Yes, I did the obligatory grand, “I have a poem” proclamation as a child to my adoring mother and scribe. It was sporadic and usually late at night, a writing pattern that has persisted, and sometimes I wish I still had a scribe. I started a novel when I was 10. Didn’t finish it. Started a novel when I was 13. And I did finish it, four years later. It took me about a year and a half to realize I was a writer. Which is pretty funny given my habit of proclaiming, “I’m going to work on my novel,” and disappearing into the study for hours on end. It’s sort of like how I finally realized I was a lesbian—I’d been crushing on my female teachers for years, but never realized what that might imply.
So far I have answered neither the how or why question of my writing habit, which is much the same problem I used to run into writing lit analysis essays—never having a clear thesis. Well, first off, my writing isn’t a habit. The only reason I write anymore is because I made myself start trying to review books, and people started trusting me to review books. So it’s mostly when I have a book to review, or an open mic I see, or an essay prompt that really strikes me. Please yell at me to change that. Thank you.
Why is not a long story. But I do have to warn you it involves Ayn Rand. Feel free to stop reading now, but if you do, you’ll never know why you’re reading this damn essay in the first place. I had an English teacher in high school. This is not a fuzzy inspirational English teacher story. He wasn’t a bad man. I don’t even think he was a dumb man. But he was a blind man. He wanted his quotations cited and his text analyzed. He didn’t want you to connect to the book. He didn’t want you to be funny in an essay. He didn’t realize that both personal connections and humor are essential to good writing and a sign of investment and intelligence. I got a D+ on an essay, and it hurt.

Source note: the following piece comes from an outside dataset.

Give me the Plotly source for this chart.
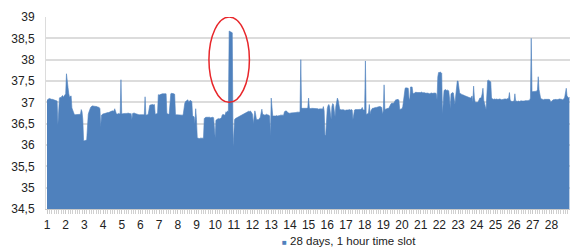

In an inverse relationship fraught with inherent complication, failure perversely encourages me. I love singing and dancing even though I deafen and bruise those around me when I do it. I never got higher than a B on any assignment in a 7th grade art class and instead of being pissed, this made me truly appreciate why art came in so many different forms and figure that since no one liked I what I was doing, I was an actual artist (which is sometimes how I feel as I saunter through the Modern Wing at the Art Institute). And this time, when I got that D+ on that paper, there was something else in play. I was reading The Fountainhead.

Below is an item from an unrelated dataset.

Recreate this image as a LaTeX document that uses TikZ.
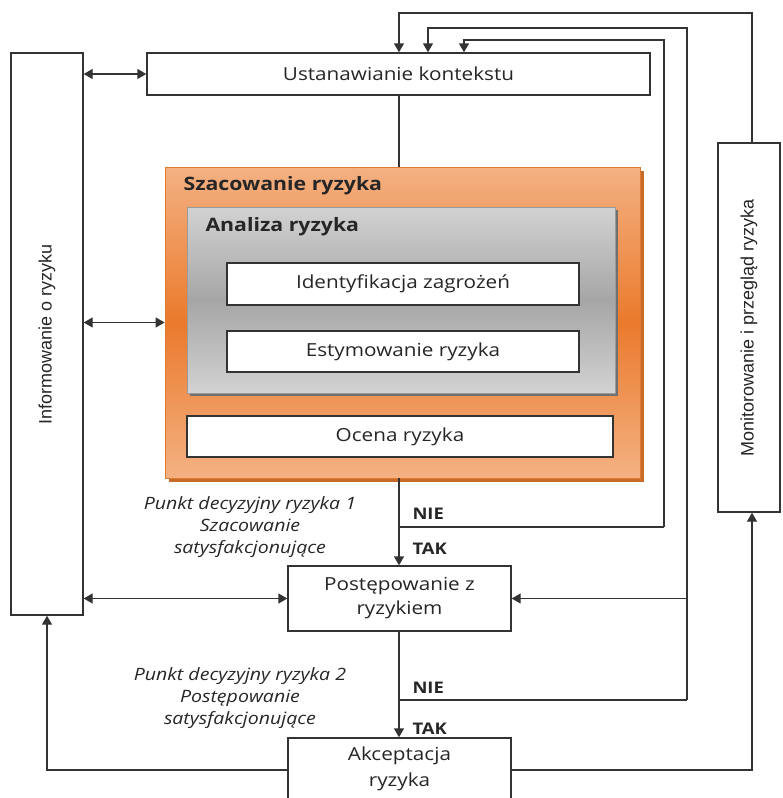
\documentclass[tikz,border=0pt]{standalone}
\usepackage{fontspec}
\setmainfont[FakeStretch=1.15]{Open Sans}
\newfontfamily\sidefont{Liberation Sans}
\usetikzlibrary{arrows.meta}

\definecolor{lineC}{HTML}{333333}
\definecolor{orLight}{HTML}{F4B183}
\definecolor{orDark}{HTML}{EA7A2C}
\definecolor{orEdge}{HTML}{E07A30}
\definecolor{orShadow}{HTML}{C86A28}
\definecolor{grLight}{HTML}{D2D2D2}
\definecolor{grDark}{HTML}{A6A6A6}
\definecolor{grEdge}{HTML}{9A9A9A}
\definecolor{grShadow}{HTML}{707070}

\tikzset{
  plainbox/.style={draw=lineC, line width=1.4pt, fill=white, inner sep=2pt,
    font=\fontsize{18}{24}\selectfont, text=black!85, align=center},
  tip/.tip={Triangle[length=9pt,width=10pt]},
  arr/.style={draw=lineC, line width=1.4pt, -tip},
  darr/.style={draw=lineC, line width=1.4pt, tip-tip},
  conn/.style={draw=lineC, line width=1.4pt},
  yesno/.style={font=\bfseries\fontsize{16}{18}\selectfont, anchor=west, text=black!85},
  decision/.style={font=\itshape\fontsize{17}{22}\selectfont, align=center, text=black!85},
  grouptitle/.style={font=\bfseries\fontsize{18.5}{20}\selectfont, anchor=west, text=black!85},
  sidelabel/.style={font=\sidefont\fontsize{18}{20}\selectfont, rotate=90, text=black!85},
}

\begin{document}
\begin{tikzpicture}[x=1pt,y=-1pt]
\useasboundingbox (0,0) rectangle (782,798);

% side boxes
\node[plainbox, minimum width=72pt, minimum height=562pt] (info) at (47,334) {};
\node[sidelabel] (infot) at (info.center) {Informowanie o ryzyku};
\node[plainbox, minimum width=62pt, minimum height=369pt] (mon) at (749,327.5) {};
\node[sidelabel] (mont) at (mon.center) {Monitorowanie i przegląd ryzyka};

% context
\node[plainbox, minimum width=503pt, minimum height=42pt] (ust) at (398.5,74) {Ustanawianie kontekstu};

% risk assessment group
\fill[orShadow] (169,171) rectangle (644,482);
\node[draw=orEdge, line width=0.8pt, top color=orLight, bottom color=orLight, middle color=orDark,
  minimum width=475pt, minimum height=311pt, inner sep=0pt] (orange) at (402.5,322.5) {};
\node[grouptitle] (szt) at (180,186) {Szacowanie ryzyka};

\fill[grShadow] (190,210) rectangle (618,396);
\node[draw=grEdge, line width=0.8pt, top color=grLight, bottom color=grLight, middle color=grDark,
  minimum width=428pt, minimum height=186pt, inner sep=0pt] (gray) at (401,300) {};
\node[grouptitle] (ant) at (202,227) {Analiza ryzyka};

\node[plainbox, minimum width=352pt, minimum height=42pt] (ident) at (403,284) {Identyfikacja zagrożeń};
\node[plainbox, minimum width=352pt, minimum height=41pt] (estym) at (403,351.5) {Estymowanie ryzyka};
\node[plainbox, minimum width=426pt, minimum height=41pt] (ocena) at (400,436.5) {Ocena ryzyka};

% treatment and acceptance
\node[plainbox, minimum width=223pt, minimum height=65pt] (post) at (399.5,598.5) {};
\node[font=\fontsize{18}{24}\selectfont, align=center, text=black!85] (postt) at (399.5,598.5) {Postępowanie z\\ryzykiem};
\node[plainbox, minimum width=223pt, minimum height=68pt] (akc) at (399.5,772) {};
\node[font=\fontsize{18}{26}\selectfont, align=center, text=black!85] (akct) at (399.5,769) {Akceptacja\\ryzyka};

% routing coordinates
\coordinate (r1) at (752,13);
\coordinate (r2) at (687,28);
\coordinate (r3) at (664,40);
\coordinate (t1) at (399,0);
\coordinate (t2) at (428,0);
\coordinate (t3) at (464,0);
\coordinate (j1) at (399,527);
\coordinate (j2) at (399,700);
\coordinate (c3) at (664,527);
\coordinate (c2) at (687,700);

% feedback loops into context
\draw[arr] (mon.north -| r1) -- (r1) -| (t1 |- ust.north);
\draw[arr] (c2) -- (r2) -| (t2 |- ust.north);
\draw[arr] (c3) -- (r3) -| (t3 |- ust.north);
\draw[conn] (j1) -- (c3);
\draw[conn] (j2) -- (c2);
\draw[arr] (c2 |- post.east) -- (post.east);

% main flow
\draw[conn] (ust.south -| t1) -- (orange.north -| t1);
\draw[arr] (orange.south -| t1) -- (post.north -| t1);
\draw[arr] (post.south -| t1) -- (akc.north -| t1);
\draw[arr] (akc.west |- 0,770) -| (info.south);
\draw[arr] (akc.east |- 0,770) -| (mon.south -| r1);

% communication
\draw[darr] (info.east |- ust.west) -- (ust.west);
\draw[darr] (info.east |- orange.west) -- (orange.west);
\draw[darr] (info.east |- post.west) -- (post.west);

% decision labels
\node[yesno] (nie1) at (409,514) {NIE};
\node[yesno] (tak1) at (409,549) {TAK};
\node[yesno] (nie2) at (409,688) {NIE};
\node[yesno] (tak2) at (409,729) {TAK};
\node[decision] (d1) at (250,527) {Punkt decyzyjny ryzyka 1\\Szacowanie\\satysfakcjonujące};
\node[decision] (d2) at (240,698) {Punkt decyzyjny ryzyka 2\\Postępowanie\\satysfakcjonujące};
\end{tikzpicture}
\end{document}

For those of you who aren’t familiar with the plot of Ayn Rand’s less Republican novel, Howard Roark is an architect. He’s based on Frank Lloyd Wright, which pretty much sums it up. He gets kicked out of architecture school because he persists in drawing modernist buildings and ignoring, nay mocking, the classic styles. He sets up shop and no one expect for a discerning, real few commission his buildings. Eventually, he becomes a thing, his competition melts away while making fools of themselves, his philosophy of radical egocentrism triumphs (this is an Ayn Rand novel, duh), and he gets the girl. This is exactly the kind of thing a fourteen-year-old in the midst of writing a novel who gets a D+ on her essay is looking to read. Now I was not just someone locking herself in the study at 2 am—I was a writer in search of an audience, and my English teacher, who I secretly have never forgiven, a philistine about to be proven wrong.
Lest you be horrified by this whole naïve tale, let me assure that A. I eventually learned how to write semi-academic papers. B. I am politically liberal, and C. Enough other people believed in my writing that my delusions of Roarkdom were not entirely unfounded, including an English teacher who single-handedly made sure I got only the zany, artsy English teachers for the rest of high school, and a professor who convinced me to go to my freewheeling beloved college. Is that how I came to be a writer? Do we still need the why?
Because stories are the best way to illustrate any sort of point—philosophical or scientific. Because I can study humanity and report on my observations. Because I have a grand mythology in my head which occasionally spills over. Damn, I feel like an architect. Or a scientist. Or a sudoku addict, addicted to filling the squares in a puzzle. Except, shit, I have to design the puzzle and its rules and then fill it in.
Told you I like to complicate things.